--- Start ---
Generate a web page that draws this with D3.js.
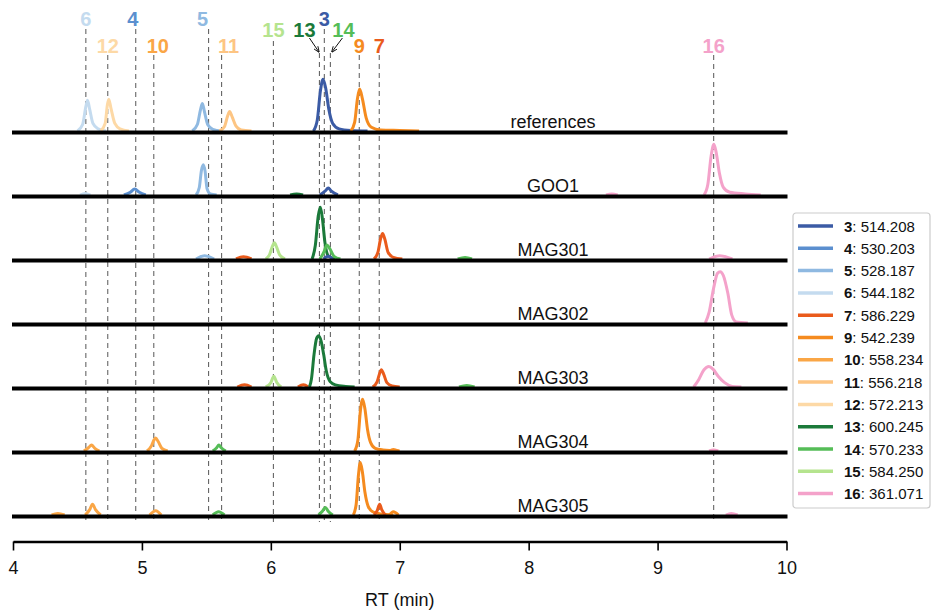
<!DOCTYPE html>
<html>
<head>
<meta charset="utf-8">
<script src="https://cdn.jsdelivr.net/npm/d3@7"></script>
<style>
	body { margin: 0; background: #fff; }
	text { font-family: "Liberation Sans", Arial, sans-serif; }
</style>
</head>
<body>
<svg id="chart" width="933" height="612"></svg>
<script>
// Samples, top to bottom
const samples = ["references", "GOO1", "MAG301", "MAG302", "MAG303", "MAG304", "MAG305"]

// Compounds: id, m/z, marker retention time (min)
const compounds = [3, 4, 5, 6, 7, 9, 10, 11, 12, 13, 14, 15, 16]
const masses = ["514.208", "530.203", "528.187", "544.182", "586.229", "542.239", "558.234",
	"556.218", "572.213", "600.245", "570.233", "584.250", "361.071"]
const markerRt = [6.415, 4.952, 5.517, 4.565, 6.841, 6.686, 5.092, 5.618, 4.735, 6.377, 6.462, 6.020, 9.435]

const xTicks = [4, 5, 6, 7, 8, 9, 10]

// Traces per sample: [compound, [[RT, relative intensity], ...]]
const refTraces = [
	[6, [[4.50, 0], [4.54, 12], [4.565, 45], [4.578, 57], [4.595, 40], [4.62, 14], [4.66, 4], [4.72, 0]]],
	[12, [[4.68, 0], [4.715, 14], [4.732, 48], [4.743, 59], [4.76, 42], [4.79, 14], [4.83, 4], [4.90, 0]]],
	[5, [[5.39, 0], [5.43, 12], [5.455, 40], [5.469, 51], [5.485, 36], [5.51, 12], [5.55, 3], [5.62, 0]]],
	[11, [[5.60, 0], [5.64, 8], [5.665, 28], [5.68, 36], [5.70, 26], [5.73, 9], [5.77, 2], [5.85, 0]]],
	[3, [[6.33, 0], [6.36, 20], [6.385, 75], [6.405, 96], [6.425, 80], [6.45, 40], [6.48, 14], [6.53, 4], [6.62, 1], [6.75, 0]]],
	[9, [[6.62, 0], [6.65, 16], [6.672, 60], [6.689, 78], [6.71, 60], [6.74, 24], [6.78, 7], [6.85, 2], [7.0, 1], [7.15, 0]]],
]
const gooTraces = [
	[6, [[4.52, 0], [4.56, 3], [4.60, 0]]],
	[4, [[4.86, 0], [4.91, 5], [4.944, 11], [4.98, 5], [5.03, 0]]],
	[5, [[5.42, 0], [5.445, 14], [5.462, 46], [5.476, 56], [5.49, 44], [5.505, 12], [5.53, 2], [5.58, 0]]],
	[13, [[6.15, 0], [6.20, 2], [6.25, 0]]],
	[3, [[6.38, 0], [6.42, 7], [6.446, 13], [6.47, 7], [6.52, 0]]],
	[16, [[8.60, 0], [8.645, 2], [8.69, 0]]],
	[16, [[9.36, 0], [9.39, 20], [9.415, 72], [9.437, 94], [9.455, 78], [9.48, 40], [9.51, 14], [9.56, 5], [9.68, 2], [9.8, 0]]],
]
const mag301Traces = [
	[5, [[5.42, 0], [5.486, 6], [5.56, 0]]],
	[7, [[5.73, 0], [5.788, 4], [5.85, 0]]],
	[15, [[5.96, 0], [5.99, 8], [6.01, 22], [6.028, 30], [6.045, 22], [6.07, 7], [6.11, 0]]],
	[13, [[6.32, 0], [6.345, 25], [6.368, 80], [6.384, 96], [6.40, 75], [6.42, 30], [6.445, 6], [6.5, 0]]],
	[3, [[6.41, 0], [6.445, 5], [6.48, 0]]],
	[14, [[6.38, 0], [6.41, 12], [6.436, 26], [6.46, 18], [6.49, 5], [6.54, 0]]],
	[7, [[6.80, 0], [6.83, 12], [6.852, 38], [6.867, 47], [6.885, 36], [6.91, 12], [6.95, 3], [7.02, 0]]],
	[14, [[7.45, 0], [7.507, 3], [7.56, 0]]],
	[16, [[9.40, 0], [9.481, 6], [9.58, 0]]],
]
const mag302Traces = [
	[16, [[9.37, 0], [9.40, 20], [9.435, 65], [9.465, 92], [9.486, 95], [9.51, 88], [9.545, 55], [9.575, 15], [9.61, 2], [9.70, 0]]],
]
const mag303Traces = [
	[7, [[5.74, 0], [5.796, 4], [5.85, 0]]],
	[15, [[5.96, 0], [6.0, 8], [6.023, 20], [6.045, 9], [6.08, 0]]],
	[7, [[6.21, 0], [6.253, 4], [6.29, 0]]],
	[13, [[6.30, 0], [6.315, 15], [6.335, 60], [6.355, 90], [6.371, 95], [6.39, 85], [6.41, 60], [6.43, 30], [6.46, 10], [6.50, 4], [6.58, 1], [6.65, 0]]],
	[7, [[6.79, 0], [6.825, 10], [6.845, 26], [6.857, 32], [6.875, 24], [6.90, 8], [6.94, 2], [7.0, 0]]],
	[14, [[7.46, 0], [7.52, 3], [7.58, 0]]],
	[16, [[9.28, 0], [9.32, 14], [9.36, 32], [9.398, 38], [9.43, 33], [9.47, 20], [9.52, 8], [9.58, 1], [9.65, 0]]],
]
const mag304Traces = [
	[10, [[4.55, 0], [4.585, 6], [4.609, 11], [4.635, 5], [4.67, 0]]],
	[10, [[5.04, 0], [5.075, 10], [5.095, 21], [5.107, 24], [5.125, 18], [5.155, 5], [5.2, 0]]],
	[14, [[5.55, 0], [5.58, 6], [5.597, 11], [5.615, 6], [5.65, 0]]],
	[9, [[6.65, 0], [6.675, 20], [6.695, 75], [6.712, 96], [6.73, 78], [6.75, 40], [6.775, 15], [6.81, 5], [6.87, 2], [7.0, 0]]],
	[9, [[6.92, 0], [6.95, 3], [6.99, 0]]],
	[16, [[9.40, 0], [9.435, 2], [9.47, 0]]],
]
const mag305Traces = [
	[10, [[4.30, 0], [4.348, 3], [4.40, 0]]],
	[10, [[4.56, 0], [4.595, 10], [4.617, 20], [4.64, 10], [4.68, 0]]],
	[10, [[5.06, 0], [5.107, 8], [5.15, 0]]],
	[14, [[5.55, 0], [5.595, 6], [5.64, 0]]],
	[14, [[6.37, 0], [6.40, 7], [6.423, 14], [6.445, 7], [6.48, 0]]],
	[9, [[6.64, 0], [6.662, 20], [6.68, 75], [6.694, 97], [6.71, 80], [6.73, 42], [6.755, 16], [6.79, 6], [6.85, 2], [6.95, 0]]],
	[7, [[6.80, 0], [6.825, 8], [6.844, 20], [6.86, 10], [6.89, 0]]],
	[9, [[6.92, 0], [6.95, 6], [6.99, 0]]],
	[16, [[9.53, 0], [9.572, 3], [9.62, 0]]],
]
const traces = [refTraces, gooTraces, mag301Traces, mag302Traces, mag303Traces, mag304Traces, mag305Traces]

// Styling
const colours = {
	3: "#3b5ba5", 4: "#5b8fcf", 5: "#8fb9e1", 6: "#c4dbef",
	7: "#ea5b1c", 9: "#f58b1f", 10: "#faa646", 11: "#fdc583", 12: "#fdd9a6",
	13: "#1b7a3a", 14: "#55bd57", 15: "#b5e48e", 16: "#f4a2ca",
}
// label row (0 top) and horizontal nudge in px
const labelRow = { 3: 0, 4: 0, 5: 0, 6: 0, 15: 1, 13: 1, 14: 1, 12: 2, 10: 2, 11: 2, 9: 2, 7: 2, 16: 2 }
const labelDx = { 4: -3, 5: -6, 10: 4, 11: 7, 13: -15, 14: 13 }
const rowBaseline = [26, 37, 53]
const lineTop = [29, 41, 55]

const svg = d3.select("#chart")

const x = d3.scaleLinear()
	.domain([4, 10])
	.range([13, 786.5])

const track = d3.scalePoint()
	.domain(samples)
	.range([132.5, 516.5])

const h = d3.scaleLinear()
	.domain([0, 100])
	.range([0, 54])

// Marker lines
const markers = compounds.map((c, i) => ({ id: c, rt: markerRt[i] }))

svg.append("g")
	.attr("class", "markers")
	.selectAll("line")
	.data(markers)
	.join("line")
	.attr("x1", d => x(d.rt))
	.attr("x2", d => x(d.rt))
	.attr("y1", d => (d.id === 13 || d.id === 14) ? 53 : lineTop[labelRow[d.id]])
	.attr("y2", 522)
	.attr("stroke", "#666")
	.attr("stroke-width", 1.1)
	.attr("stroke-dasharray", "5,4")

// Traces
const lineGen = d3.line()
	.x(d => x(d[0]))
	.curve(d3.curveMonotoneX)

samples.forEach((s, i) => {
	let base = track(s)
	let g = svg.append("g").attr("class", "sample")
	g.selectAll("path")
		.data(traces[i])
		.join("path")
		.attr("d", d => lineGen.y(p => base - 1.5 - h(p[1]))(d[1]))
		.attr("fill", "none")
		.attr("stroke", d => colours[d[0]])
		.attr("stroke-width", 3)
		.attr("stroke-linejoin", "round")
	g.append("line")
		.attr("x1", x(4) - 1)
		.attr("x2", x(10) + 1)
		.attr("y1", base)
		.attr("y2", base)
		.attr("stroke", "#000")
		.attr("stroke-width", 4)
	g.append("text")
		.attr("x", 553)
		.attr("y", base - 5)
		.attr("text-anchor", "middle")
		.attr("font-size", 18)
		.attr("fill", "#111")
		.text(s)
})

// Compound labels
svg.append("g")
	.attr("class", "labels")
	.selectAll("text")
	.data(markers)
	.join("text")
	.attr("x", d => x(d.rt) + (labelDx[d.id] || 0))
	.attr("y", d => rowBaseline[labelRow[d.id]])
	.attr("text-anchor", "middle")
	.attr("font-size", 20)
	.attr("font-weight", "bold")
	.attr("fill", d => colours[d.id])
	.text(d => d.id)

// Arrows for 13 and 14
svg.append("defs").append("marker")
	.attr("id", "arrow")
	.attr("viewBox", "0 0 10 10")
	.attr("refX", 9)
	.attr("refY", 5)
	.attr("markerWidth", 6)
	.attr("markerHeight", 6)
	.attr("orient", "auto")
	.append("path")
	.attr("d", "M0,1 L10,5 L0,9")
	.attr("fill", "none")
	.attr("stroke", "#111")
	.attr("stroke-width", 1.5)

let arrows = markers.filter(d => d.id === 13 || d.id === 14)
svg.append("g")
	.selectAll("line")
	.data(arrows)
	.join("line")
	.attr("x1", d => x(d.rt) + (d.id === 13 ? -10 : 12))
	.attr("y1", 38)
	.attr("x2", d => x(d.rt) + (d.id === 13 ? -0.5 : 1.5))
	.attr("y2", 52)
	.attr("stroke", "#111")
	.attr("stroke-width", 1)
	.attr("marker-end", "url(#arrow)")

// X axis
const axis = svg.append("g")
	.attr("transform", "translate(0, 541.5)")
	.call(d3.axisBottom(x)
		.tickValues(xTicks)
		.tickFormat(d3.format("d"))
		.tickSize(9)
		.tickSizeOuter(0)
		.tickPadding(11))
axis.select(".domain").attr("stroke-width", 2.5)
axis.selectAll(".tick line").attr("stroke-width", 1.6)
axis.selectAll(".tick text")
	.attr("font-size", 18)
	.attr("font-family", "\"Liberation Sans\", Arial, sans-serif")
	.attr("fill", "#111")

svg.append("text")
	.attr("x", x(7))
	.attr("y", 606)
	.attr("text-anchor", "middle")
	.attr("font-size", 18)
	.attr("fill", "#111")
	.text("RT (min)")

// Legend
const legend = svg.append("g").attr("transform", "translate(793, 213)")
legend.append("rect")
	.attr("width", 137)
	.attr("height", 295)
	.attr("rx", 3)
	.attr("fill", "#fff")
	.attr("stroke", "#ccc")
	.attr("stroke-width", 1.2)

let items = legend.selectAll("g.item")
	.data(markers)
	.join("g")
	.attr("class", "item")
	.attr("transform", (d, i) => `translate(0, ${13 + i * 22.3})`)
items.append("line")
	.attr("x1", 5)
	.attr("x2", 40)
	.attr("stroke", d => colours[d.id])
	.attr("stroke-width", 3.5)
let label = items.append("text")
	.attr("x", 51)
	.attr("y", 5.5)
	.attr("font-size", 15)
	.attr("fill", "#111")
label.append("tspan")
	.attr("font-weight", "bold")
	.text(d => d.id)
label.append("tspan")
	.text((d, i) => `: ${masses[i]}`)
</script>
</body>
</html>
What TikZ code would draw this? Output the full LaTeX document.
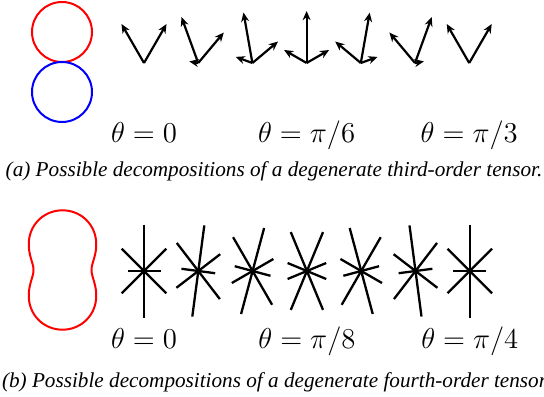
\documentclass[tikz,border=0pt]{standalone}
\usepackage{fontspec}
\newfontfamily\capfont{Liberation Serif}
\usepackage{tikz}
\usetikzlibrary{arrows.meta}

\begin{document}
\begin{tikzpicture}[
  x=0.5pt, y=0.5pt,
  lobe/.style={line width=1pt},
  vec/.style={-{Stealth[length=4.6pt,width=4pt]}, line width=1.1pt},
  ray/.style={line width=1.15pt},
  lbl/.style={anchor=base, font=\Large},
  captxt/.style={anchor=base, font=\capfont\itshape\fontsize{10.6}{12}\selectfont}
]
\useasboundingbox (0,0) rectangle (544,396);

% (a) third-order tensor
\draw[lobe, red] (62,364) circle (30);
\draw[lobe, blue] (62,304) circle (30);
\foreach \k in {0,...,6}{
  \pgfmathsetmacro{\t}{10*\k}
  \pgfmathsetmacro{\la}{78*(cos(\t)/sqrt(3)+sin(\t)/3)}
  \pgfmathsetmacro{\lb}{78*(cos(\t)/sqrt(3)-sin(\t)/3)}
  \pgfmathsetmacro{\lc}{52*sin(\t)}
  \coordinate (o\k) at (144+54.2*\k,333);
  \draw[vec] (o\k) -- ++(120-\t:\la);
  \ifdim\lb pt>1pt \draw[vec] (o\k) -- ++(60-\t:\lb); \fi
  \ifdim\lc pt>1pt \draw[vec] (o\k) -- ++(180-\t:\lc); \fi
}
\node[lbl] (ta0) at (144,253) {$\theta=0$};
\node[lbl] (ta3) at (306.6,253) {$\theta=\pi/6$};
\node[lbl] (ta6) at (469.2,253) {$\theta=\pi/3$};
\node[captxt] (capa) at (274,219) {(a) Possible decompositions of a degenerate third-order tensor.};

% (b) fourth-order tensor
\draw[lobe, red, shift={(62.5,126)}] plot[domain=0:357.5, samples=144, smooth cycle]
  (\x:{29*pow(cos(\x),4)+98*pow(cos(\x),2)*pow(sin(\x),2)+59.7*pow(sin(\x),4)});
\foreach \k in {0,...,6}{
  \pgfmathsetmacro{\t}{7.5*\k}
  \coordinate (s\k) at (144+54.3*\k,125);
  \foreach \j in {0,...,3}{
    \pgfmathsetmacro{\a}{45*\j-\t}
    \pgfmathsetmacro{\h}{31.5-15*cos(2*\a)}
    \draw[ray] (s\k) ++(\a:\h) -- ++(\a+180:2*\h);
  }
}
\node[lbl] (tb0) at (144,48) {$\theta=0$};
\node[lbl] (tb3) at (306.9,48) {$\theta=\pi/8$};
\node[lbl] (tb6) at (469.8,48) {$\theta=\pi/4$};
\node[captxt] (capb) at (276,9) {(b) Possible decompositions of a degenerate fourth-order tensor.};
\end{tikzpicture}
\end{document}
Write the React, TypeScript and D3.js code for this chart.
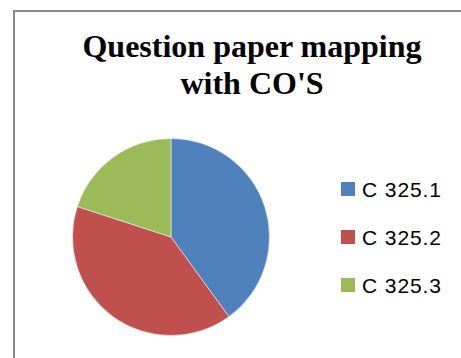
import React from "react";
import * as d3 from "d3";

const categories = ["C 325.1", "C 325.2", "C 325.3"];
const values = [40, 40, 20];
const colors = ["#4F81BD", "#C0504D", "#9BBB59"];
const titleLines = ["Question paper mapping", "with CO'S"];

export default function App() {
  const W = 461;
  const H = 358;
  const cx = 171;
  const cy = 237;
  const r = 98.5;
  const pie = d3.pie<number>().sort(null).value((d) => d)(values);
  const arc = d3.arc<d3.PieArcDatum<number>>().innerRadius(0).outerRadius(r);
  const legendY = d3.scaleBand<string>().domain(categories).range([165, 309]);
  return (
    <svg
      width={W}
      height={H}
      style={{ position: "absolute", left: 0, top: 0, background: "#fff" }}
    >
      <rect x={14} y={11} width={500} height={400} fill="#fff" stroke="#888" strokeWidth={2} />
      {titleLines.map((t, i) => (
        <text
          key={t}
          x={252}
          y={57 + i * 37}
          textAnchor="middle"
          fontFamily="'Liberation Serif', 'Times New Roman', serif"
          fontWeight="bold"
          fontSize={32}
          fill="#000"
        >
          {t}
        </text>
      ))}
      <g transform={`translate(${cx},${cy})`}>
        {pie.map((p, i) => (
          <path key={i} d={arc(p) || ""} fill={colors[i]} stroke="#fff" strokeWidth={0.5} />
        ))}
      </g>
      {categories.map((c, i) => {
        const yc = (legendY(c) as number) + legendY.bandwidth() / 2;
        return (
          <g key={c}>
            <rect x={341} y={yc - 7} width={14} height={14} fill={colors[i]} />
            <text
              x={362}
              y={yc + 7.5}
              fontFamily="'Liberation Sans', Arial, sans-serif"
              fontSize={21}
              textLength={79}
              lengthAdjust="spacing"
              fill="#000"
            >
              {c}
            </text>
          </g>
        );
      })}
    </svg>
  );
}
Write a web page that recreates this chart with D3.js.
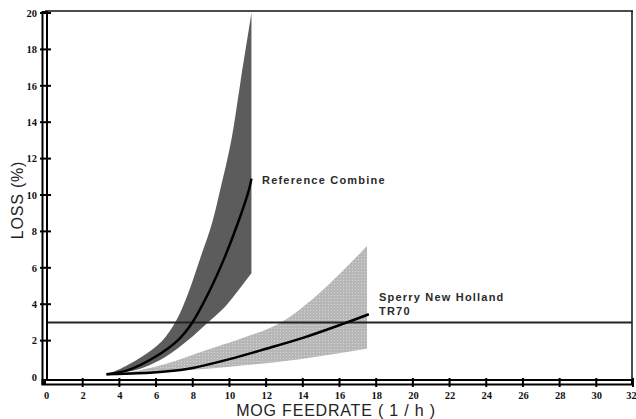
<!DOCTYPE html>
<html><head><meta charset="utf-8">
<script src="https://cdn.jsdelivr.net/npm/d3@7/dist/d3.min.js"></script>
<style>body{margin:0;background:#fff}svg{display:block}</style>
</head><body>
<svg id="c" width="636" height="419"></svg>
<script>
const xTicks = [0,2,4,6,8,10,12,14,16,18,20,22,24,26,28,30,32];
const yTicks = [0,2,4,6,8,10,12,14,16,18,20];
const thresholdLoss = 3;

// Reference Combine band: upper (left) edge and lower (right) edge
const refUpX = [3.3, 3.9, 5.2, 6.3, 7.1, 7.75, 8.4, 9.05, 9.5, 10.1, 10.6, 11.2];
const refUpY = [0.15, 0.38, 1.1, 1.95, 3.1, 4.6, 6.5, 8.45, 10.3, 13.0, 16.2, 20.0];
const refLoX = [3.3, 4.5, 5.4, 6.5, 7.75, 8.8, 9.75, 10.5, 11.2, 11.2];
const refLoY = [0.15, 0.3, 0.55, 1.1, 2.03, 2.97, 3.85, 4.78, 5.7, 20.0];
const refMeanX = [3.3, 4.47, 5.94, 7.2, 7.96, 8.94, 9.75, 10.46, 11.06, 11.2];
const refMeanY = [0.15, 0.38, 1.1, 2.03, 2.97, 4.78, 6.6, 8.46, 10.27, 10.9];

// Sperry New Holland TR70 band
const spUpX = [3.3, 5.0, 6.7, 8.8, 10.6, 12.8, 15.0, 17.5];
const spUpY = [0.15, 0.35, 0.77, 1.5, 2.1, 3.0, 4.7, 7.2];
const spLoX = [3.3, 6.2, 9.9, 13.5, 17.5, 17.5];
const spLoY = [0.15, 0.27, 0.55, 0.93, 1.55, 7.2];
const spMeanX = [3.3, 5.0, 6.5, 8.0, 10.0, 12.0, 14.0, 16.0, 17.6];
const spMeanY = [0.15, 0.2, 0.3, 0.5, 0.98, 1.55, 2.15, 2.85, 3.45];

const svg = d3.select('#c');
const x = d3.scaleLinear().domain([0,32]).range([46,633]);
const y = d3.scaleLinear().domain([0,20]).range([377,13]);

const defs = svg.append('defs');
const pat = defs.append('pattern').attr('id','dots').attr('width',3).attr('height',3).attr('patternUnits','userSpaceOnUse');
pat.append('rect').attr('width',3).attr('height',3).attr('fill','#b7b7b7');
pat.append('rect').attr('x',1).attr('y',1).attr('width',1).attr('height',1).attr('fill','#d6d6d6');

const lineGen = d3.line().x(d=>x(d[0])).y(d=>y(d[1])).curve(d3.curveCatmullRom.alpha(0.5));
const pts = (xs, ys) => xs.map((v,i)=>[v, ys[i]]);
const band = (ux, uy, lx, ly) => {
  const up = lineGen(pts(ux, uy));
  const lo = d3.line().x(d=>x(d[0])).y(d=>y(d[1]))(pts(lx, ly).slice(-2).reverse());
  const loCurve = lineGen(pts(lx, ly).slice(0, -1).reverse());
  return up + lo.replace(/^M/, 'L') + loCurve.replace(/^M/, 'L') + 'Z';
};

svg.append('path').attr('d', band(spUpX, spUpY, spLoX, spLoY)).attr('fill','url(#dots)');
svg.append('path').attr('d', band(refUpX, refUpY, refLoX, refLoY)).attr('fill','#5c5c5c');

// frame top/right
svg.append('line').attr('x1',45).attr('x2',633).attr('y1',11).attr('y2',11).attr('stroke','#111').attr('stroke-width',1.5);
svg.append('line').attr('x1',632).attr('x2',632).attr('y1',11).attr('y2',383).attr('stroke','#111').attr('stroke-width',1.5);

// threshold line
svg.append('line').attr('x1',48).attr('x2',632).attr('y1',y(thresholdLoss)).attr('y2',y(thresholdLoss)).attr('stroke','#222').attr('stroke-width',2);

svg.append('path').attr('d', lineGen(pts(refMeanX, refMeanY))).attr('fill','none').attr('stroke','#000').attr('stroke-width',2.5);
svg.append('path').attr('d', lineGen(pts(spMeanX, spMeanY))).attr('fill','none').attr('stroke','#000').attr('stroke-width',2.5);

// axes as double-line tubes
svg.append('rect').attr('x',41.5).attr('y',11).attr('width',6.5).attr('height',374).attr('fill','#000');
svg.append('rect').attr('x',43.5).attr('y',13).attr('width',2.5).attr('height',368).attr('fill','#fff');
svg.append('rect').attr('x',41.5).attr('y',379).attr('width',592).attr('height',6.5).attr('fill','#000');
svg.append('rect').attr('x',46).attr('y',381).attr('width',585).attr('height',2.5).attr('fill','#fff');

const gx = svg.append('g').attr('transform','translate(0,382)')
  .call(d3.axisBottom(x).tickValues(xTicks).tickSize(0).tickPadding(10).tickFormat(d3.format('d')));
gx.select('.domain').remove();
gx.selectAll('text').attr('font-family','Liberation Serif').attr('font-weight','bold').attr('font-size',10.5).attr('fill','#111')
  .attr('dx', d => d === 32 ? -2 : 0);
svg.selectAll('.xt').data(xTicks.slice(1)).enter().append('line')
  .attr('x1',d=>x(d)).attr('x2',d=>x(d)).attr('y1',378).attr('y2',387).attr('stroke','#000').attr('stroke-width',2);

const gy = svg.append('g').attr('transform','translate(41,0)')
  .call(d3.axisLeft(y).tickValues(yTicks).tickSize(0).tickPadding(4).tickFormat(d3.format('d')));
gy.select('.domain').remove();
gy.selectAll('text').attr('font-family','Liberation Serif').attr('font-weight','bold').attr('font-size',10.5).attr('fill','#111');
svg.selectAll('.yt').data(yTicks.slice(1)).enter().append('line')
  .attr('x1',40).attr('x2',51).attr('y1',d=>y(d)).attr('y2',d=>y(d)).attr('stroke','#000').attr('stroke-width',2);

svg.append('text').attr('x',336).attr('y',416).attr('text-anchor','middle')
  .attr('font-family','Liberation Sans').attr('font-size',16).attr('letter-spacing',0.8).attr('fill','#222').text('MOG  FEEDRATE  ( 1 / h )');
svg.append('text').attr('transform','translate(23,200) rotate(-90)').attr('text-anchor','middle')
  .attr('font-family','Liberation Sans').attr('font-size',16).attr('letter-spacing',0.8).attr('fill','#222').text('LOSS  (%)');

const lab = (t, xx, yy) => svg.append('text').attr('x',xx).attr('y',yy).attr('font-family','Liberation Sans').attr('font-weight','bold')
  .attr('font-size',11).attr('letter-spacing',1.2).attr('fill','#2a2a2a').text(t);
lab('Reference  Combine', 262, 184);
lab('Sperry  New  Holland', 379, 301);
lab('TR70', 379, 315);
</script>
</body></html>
--- End ---
WRITTEN REQUEST
All lines from the start of the entries through the one with "6.462, 6.020, 9.435]" are to be output exactly; omit the pictures.

SOLUTION TO THIS EXERCISE
Generate a web page that draws this with D3.js.
<!DOCTYPE html>
<html>
<head>
<meta charset="utf-8">
<script src="https://cdn.jsdelivr.net/npm/d3@7"></script>
<style>
	body { margin: 0; background: #fff; }
	text { font-family: "Liberation Sans", Arial, sans-serif; }
</style>
</head>
<body>
<svg id="chart" width="933" height="612"></svg>
<script>
// Samples, top to bottom
const samples = ["references", "GOO1", "MAG301", "MAG302", "MAG303", "MAG304", "MAG305"]

// Compounds: id, m/z, marker retention time (min)
const compounds = [3, 4, 5, 6, 7, 9, 10, 11, 12, 13, 14, 15, 16]
const masses = ["514.208", "530.203", "528.187", "544.182", "586.229", "542.239", "558.234",
	"556.218", "572.213", "600.245", "570.233", "584.250", "361.071"]
const markerRt = [6.415, 4.952, 5.517, 4.565, 6.841, 6.686, 5.092, 5.618, 4.735, 6.377, 6.462, 6.020, 9.435]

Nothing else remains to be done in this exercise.